Una pregunta obligada es si ese espíritu rebelde persiste, y aquí adquiere pertinencia recordar que Antonia Santos era guerrillera, sí, porque fue ella quien creó lo que se conoció como “la guerrilla de Coromoro y Cincelada”, la primera que se formó en la provincia de Socorro para luchar contra la invasión española y de la que su hermano, Fernando Santos Plata, fue uno de sus jefes. Hoy, por cierto, un batallón del Ejército lleva su nombre: el Antonia Santos número 7, de Apoyo y Servicios para el Combate.
Durante reciente conferencia sobre Construcción de paz que dictó en el colegio San Pedro Claver de Bucaramanga, al padre jesuita Francisco de Roux se le escuchó decir que una mayoría simple de los comandantes de la guerrilla ha sido de Santander, mientras que en porcentaje bastante más elevado la mayoría de comandantes de grupos paramilitares provino de Antioquia.
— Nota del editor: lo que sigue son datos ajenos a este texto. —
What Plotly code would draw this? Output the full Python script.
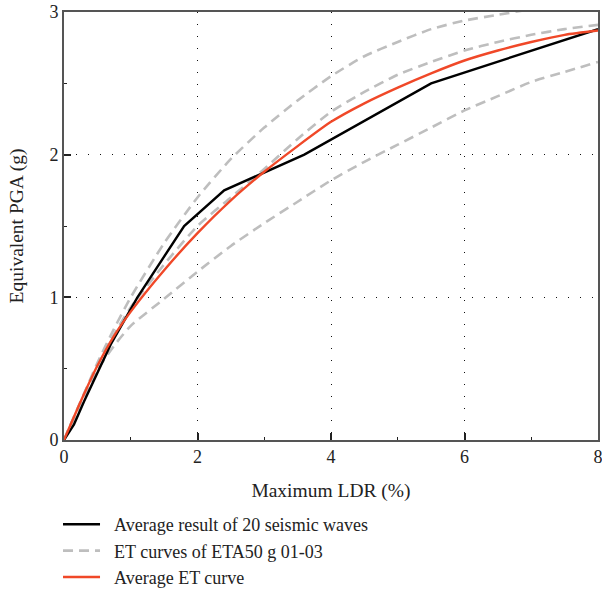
import plotly.graph_objects as go

# Average result of the 20 seismic waves (piecewise-linear)
avg_x = [0, 0.15, 0.3, 0.7, 1.1, 1.45, 1.8, 2.4, 3.6, 5.5, 8.0]
avg_y = [0, 0.11, 0.27, 0.67, 1.0, 1.25, 1.5, 1.75, 2.0, 2.5, 2.88]

# ET curves (sampled)
et_x = [0, 0.25, 0.5, 0.75, 1.0, 1.5, 2.0, 2.5, 3.0, 3.5, 4.0, 4.5, 5.0, 5.5, 6.0, 6.5, 7.0, 7.5, 8.0]
et_01 = [0, 0.27, 0.54, 0.78, 1.0, 1.38, 1.70, 1.97, 2.19, 2.38, 2.55, 2.69, 2.79, 2.88, 2.94, 2.98, 3.02, 3.05, 3.08]
et_02 = [0, 0.27, 0.52, 0.74, 0.93, 1.23, 1.50, 1.70, 1.90, 2.11, 2.30, 2.44, 2.56, 2.65, 2.73, 2.79, 2.84, 2.88, 2.91]
et_03 = [0, 0.26, 0.49, 0.66, 0.80, 0.99, 1.18, 1.36, 1.52, 1.67, 1.82, 1.95, 2.07, 2.19, 2.31, 2.41, 2.51, 2.58, 2.65]
et_mean = [0, 0.27, 0.52, 0.73, 0.90, 1.19, 1.45, 1.68, 1.88, 2.06, 2.23, 2.36, 2.47, 2.57, 2.66, 2.73, 2.79, 2.84, 2.87]

x_ticks = [0, 2, 4, 6, 8]
y_ticks = [0, 1, 2, 3]

SERIF = "Liberation Serif"
GRAY = "rgb(190,190,190)"
RED = "rgb(240,72,40)"
PAD = "\u00a0\u00a0"

fig = go.Figure()

for i, ys in enumerate([et_01, et_02, et_03]):
    fig.add_trace(go.Scatter(
        x=et_x, y=ys, mode="lines",
        line=dict(color=GRAY, width=2.6, dash="10px,6px", shape="spline", smoothing=0.6),
        name=PAD + "ET curves of ETA50 g 01-03", legendgroup="et",
        showlegend=(i == 0), legendrank=2,
    ))

fig.add_trace(go.Scatter(
    x=avg_x, y=avg_y, mode="lines",
    line=dict(color="black", width=2.4),
    name=PAD + "Average result of 20 seismic waves", legendrank=1,
))

fig.add_trace(go.Scatter(
    x=et_x, y=et_mean, mode="lines",
    line=dict(color=RED, width=2.4, shape="spline", smoothing=0.6),
    name=PAD + "Average ET curve", legendrank=3,
))

axis_common = dict(
    showline=True, linecolor="#555", linewidth=1.6, mirror=True,
    ticks="inside", ticklen=7, tickwidth=1.6, tickcolor="#222",
    showgrid=True, gridcolor="#111", gridwidth=1.2, griddash="1.2px,10.8px",
    zeroline=False, automargin=False, ticklabeloverflow="allow",
    tickfont=dict(family=SERIF, size=18, color="#222"),
)

fig.update_xaxes(
    range=[0, 8], tickvals=x_ticks, ticktext=[str(v) for v in x_ticks],
    minor=dict(ticks="inside", ticklen=3, tickwidth=1.4, tickcolor="#222", dtick=1, showgrid=False),
    title=dict(text="Maximum LDR (%)", font=dict(family=SERIF, size=19.5, color="#222"), standoff=17),
    **axis_common,
)
fig.update_yaxes(
    range=[0, 3], tickvals=y_ticks, ticktext=[str(v) for v in y_ticks],
    minor=dict(ticks="inside", ticklen=3, tickwidth=1.4, tickcolor="#222", dtick=0.5, showgrid=False),
    title=dict(text="Equivalent PGA (g)", font=dict(family=SERIF, size=19.5, color="#222"), standoff=21),
    **axis_common,
)

fig.update_layout(
    width=602, height=599,
    margin=dict(l=64, r=4, t=12, b=158),
    paper_bgcolor="white", plot_bgcolor="white",
    showlegend=True,
    legend=dict(
        x=-0.0112, y=-0.1515, xanchor="left", yanchor="top",
        font=dict(family=SERIF, size=18, color="#222"),
        bgcolor="rgba(0,0,0,0)", tracegroupgap=0, itemwidth=37,
    ),
)

fig.write_html("out.html")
No se trata aquí de equiparar la ancestral rebeldía del santandereano con los grupos guerrilleros, ni la beligerancia del antioqueño a la inversa, pero sí pone las cosas en una perspectiva regional: no fue por casualidad que el Ejército de Liberación Nacional (ELN) tuvo su origen en Barrancabermeja, en el corazón del ardiente Magdalena Medio, ni que haya sido también allí a donde llegaron los grupos paramilitares comandados por el antioqueño Carlos Castaño… a exterminar a esas guerrillas.
Ambos pasados violentos van quedando atrás (Comuneros y subversión armada) al ritmo de la cada día más creciente reconciliación nacional, pero las cuentas deben ser claras: al César lo que es del César, y a Santander lo que le corresponde.
DE REMATE: Rodolfo Hernández y Horacio Serpa son dos santandereanos ilustres, cada uno con sus propios méritos, tras una larga vida de luchas. Lo que pierde toda sindéresis es que uno de ellos se esté dejando utilizar por el uribismo para armarle una ‘vendetta’ a su adversario político.